Public scrutiny and peer review are the best defenses, and the NIST did as much.
[1] IMHO, I'm far more concerned about China and Russia then the US.
This. Seriously, their algorithms and mathematics are public and under constant scrutiny from the entire crytographic community. The vulnerabilities in RSA are known, sha already has a third version ready if a systemic weakness in 128->512 bit sha1/2 is revealed, and AES may require 512 bit keys for guaranteed security in the future, but seems solid.
They can't backdoor a math function because all 3 have been implemented by dozens of libraries and programs independently.
AES is only defined for 128, 192, or 256 bit keys. You'd need to switch to a different block cipher like Blowfish (up to 448 bit keys), RC2 (up to 1024 bit keys), or RC5 (up to 2048 bit keys) to have a larger keyspace.
If Bruce Schneier thinks that strong symmetric crypto works (the math behind it is sound) I think I will also trust it.
The attacks are usually on the implementations or subverting the rng. Or plain old thermorectal cryptoanalysis - it obtains both symmetrical and asymmetrical keys in fixed time.
If Microsoft was seriously pissed and not fearful, they'd sic Microsoft Research on them.
Also Google, FB, Yahoo etc should provide grants so independent cryptologists can spend time to review and test encryption standards. They don't have to match NSA's budget...
> independent cryptologists can spend time to review and test encryption standards.
It's a small world. They need money to do their work. MS, Google, FB, Yahoo!, etc haven't been providing the funding or the jobs. GCHQ, NSA, etc have been providing money and jobs. It's too late - there are no independent cryptologists.
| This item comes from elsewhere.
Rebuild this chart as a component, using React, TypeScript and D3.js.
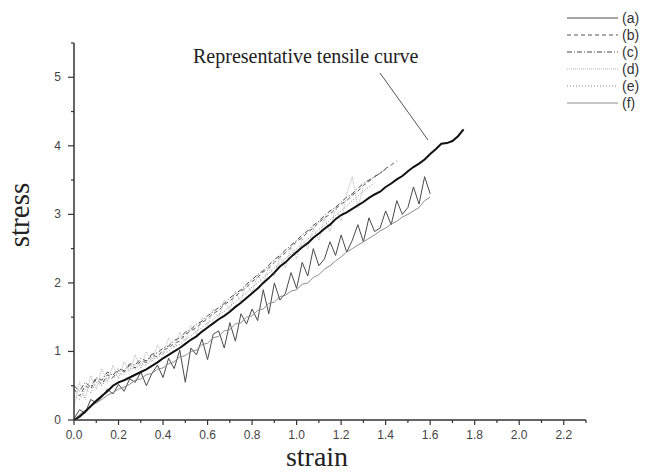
import * as d3 from 'd3';

// shared strain grid (step 0.025)
const STRAIN = [
  0, 0.025, 0.05, 0.075, 0.1, 0.125, 0.15, 0.175, 0.2, 0.225, 0.25, 0.275, 0.3, 0.325, 0.35, 0.375,
  0.4, 0.425, 0.45, 0.475, 0.5, 0.525, 0.55, 0.575, 0.6, 0.625, 0.65, 0.675, 0.7, 0.725, 0.75, 0.775,
  0.8, 0.825, 0.85, 0.875, 0.9, 0.925, 0.95, 0.975, 1.0, 1.025, 1.05, 1.075, 1.1, 1.125, 1.15, 1.175,
  1.2, 1.225, 1.25, 1.275, 1.3, 1.325, 1.35, 1.375, 1.4, 1.425, 1.45, 1.475, 1.5, 1.525, 1.55, 1.575,
  1.6, 1.625, 1.65, 1.675, 1.7, 1.725, 1.75,
];

const REPRESENTATIVE = [
  0, 0.05, 0.12, 0.2, 0.28, 0.35, 0.42, 0.5, 0.55, 0.58, 0.62, 0.66, 0.7, 0.74, 0.79, 0.84,
  0.9, 0.95, 1.0, 1.05, 1.11, 1.17, 1.22, 1.29, 1.35, 1.41, 1.47, 1.52, 1.58, 1.65, 1.71, 1.78,
  1.85, 1.92, 2.0, 2.07, 2.15, 2.24, 2.3, 2.38, 2.45, 2.52, 2.58, 2.66, 2.72, 2.79, 2.85, 2.93,
  2.99, 3.03, 3.08, 3.13, 3.18, 3.24, 3.29, 3.33, 3.4, 3.45, 3.51, 3.56, 3.63, 3.69, 3.74, 3.8,
  3.88, 3.95, 4.03, 4.04, 4.07, 4.14, 4.24,
];

const SERIES_A = [
  0.02, 0.15, 0.1, 0.3, 0.25, 0.33, 0.45, 0.38, 0.52, 0.42, 0.6, 0.55, 0.7, 0.5, 0.68, 0.8,
  0.62, 0.9, 0.75, 1.02, 0.55, 1.05, 0.95, 1.18, 0.88, 1.25, 1.3, 1.05, 1.42, 1.15, 1.55, 1.4,
  1.62, 1.45, 1.9, 1.55, 2.0, 1.75, 1.85, 2.15, 1.92, 2.3, 2.1, 2.5, 2.25, 2.35, 2.6, 2.4,
  2.7, 2.45, 2.62, 2.85, 2.6, 2.95, 2.75, 2.8, 3.05, 2.85, 3.2, 3.0, 3.1, 3.4, 3.15, 3.55,
  3.3,
];

const SERIES_B = [
  0.45, 0.35, 0.5, 0.45, 0.6, 0.52, 0.66, 0.62, 0.72, 0.7, 0.8, 0.76, 0.86, 0.84, 0.95, 0.92,
  1.02, 1.05, 1.12, 1.15, 1.25, 1.3, 1.35, 1.42, 1.48, 1.55, 1.6, 1.68, 1.74, 1.8, 1.88, 1.94,
  2.02, 2.08, 2.16, 2.22, 2.3, 2.38, 2.44, 2.52, 2.6, 2.66, 2.74, 2.8, 2.88, 2.95, 3.0, 3.08,
  3.15, 3.2, 3.28, 3.34, 3.42, 3.48, 3.55, 3.6, 3.67, 3.72, 3.78,
];

const SERIES_C = [
  0.5, 0.42, 0.55, 0.48, 0.62, 0.58, 0.7, 0.65, 0.75, 0.72, 0.82, 0.8, 0.9, 0.86, 0.96, 0.98,
  1.05, 1.08, 1.16, 1.2, 1.28, 1.32, 1.4, 1.44, 1.52, 1.58, 1.64, 1.7, 1.78, 1.84, 1.9, 1.98,
  2.05, 2.12, 2.18, 2.26, 2.34, 2.4, 2.48, 2.55, 2.62, 2.7, 2.76, 2.84, 2.9, 2.98, 3.05, 3.1,
  3.18, 3.25, 3.3, 3.38, 3.45, 3.5, 3.55, 3.6, 3.66,
];

const SERIES_D = [
  0.2, 0.55, 0.3, 0.65, 0.45, 0.75, 0.55, 0.8, 0.6, 0.85, 0.7, 0.95, 0.75, 1.0, 0.85, 1.1,
  0.95, 1.2, 1.05, 1.28, 1.15, 1.38, 1.25, 1.5, 1.38, 1.62, 1.5, 1.75, 1.6, 1.88, 1.72, 2.0,
  1.85, 2.12, 1.98, 2.25, 2.1, 2.38, 2.22, 2.52, 2.35, 2.65, 2.5, 2.8, 2.62, 2.95, 2.75, 3.1,
  2.9, 3.3, 3.55, 3.1, 3.4,
];

const SERIES_E = [
  0.35, 0.3, 0.45, 0.4, 0.55, 0.5, 0.62, 0.6, 0.68, 0.66, 0.76, 0.74, 0.82, 0.8, 0.9, 0.9,
  0.98, 1.0, 1.08, 1.1, 1.18, 1.22, 1.3, 1.34, 1.42, 1.46, 1.54, 1.58, 1.66, 1.72, 1.8, 1.85,
  1.94, 2.0, 2.08, 2.14, 2.22, 2.28, 2.36, 2.42, 2.5, 2.56, 2.64, 2.7, 2.78, 2.84, 2.92, 2.98,
  3.05, 3.12, 3.2, 3.26, 3.34, 3.4, 3.46,
];

const SERIES_F = [
  0.0, 0.08, 0.14, 0.2, 0.25, 0.3, 0.36, 0.4, 0.45, 0.48, 0.52, 0.58, 0.6, 0.66, 0.68, 0.74,
  0.76, 0.82, 0.85, 0.92, 0.94, 1.0, 1.02, 1.1, 1.12, 1.2, 1.22, 1.3, 1.32, 1.4, 1.42, 1.5,
  1.52, 1.6, 1.62, 1.7, 1.72, 1.8, 1.82, 1.88, 1.9, 1.98, 2.0, 2.08, 2.12, 2.2, 2.25, 2.32,
  2.38, 2.45, 2.5, 2.55, 2.6, 2.65, 2.7, 2.76, 2.8, 2.86, 2.9, 2.96, 3.0, 3.05, 3.1, 3.2,
  3.25,
];

const LEGEND_LABELS = ['(a)', '(b)', '(c)', '(d)', '(e)', '(f)'];
const X_TICKS = [0, 0.2, 0.4, 0.6, 0.8, 1.0, 1.2, 1.4, 1.6, 1.8, 2.0, 2.2];
const X_MINOR = [0.1, 0.3, 0.5, 0.7, 0.9, 1.1, 1.3, 1.5, 1.7, 1.9, 2.1, 2.3];
const Y_TICKS = [0, 1, 2, 3, 4, 5];
const Y_MINOR = [0.5, 1.5, 2.5, 3.5, 4.5, 5.5];

const STYLES = [
  { values: SERIES_A, stroke: '#4a4a4a', width: 1, dash: null },
  { values: SERIES_B, stroke: '#555', width: 1, dash: '4,3' },
  { values: SERIES_C, stroke: '#444', width: 1, dash: '5,2,1,2' },
  { values: SERIES_D, stroke: '#b0b0b0', width: 1, dash: '1,1' },
  { values: SERIES_E, stroke: '#888', width: 1, dash: '1,2' },
  { values: SERIES_F, stroke: '#8c8c8c', width: 1, dash: null },
];

export default function App() {
  const x = d3.scaleLinear().domain([0, 2.3]).range([74, 586]);
  const y = d3.scaleLinear().domain([0, 5.5]).range([420, 43]);
  const line = d3.line<number>()
    .x((_, i) => x(STRAIN[i]))
    .y(d => y(d));
  const axisColor = '#333';
  const tickFont = 'Liberation Sans, Arial, sans-serif';
  const serif = 'Liberation Serif, Times New Roman, serif';

  return (
    <svg width={652} height={474} style={{ position: 'absolute', left: 0, top: 0, background: '#fff' }}>
      {/* curves */}
      {STYLES.map((s, i) => (
        <path key={i} d={line(s.values) || ''} fill="none" stroke={s.stroke}
          strokeWidth={s.width} strokeDasharray={s.dash || undefined} />
      ))}
      <path d={line(REPRESENTATIVE) || ''} fill="none" stroke="#111" strokeWidth={2} />

      {/* axes */}
      <line x1={x(0)} x2={x(2.3)} y1={y(0)} y2={y(0)} stroke={axisColor} strokeWidth={1.5} />
      <line x1={x(0)} x2={x(0)} y1={y(0)} y2={y(5.5)} stroke={axisColor} strokeWidth={1.5} />
      {X_TICKS.map(t => (
        <g key={'xt' + t}>
          <line x1={x(t)} x2={x(t)} y1={y(0)} y2={y(0) + 5} stroke={axisColor} strokeWidth={1.2} />
          <text x={x(t)} y={y(0) + 19} textAnchor="middle" fontFamily={tickFont}
            fontSize={12} fill="#444">{t.toFixed(1)}</text>
        </g>
      ))}
      {X_MINOR.map(t => (
        <line key={'xm' + t} x1={x(t)} x2={x(t)} y1={y(0)} y2={y(0) + 3} stroke={axisColor} strokeWidth={1.2} />
      ))}
      {Y_TICKS.map(t => (
        <g key={'yt' + t}>
          <line x1={x(0) - 6} x2={x(0)} y1={y(t)} y2={y(t)} stroke={axisColor} strokeWidth={1.2} />
          <text x={x(0) - 13} y={y(t) + 4} textAnchor="end" fontFamily={tickFont}
            fontSize={12} fill="#444">{t}</text>
        </g>
      ))}
      {Y_MINOR.map(t => (
        <line key={'ym' + t} x1={x(0) - 3} x2={x(0)} y1={y(t)} y2={y(t)} stroke={axisColor} strokeWidth={1.2} />
      ))}

      {/* axis titles */}
      <text x={317} y={466} textAnchor="middle" fontFamily={serif} fontSize={28} fill="#222">strain</text>
      <text transform="translate(29,215) rotate(-90)" textAnchor="middle" fontFamily={serif}
        fontSize={29} fill="#222">stress</text>

      {/* annotation */}
      <text x={193} y={63} fontFamily={serif} fontSize={20} fill="#222">Representative tensile curve</text>
      <line x1={380} y1={73} x2={428} y2={140} stroke="#555" strokeWidth={1} />

      {/* legend */}
      {LEGEND_LABELS.map((lab, i) => {
        const ly = 18 + i * 17;
        const s = STYLES[i];
        return (
          <g key={lab}>
            <line x1={567} x2={618} y1={ly} y2={ly} stroke={s.stroke} strokeWidth={1}
              strokeDasharray={s.dash || undefined} />
            <text x={622} y={ly + 5} fontFamily={tickFont} fontSize={14} fill="#333">{lab}</text>
          </g>
        );
      })}
    </svg>
  );
}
Maybe, but Google, Microsoft, FB and other top tech companies are even more connected to colleges than NSA. They know their top students and can easily lure them with grants and even prizes. I remember talking to PHD students having to live on $20K a year, imagine how a $50K grant and a possible $1 Million prize feels to him /her. If needed, tech companies as a whole can very easily outspend NSA, if they want to. Unless they do something, other than filing PR lawsuits, they have only themselves to blame.
(Of course the brightest mathematicians are used to fool people into clicking on ads. But that's another story.)
First critic from June 2006: http://eprint.iacr.org/2006/190
Not only was it immediately criticized as being insecure, it's also slow.. I doubt anyone used this algo.. certainly, after 7 years of public criticism, anyone who used it would have replaced it by now.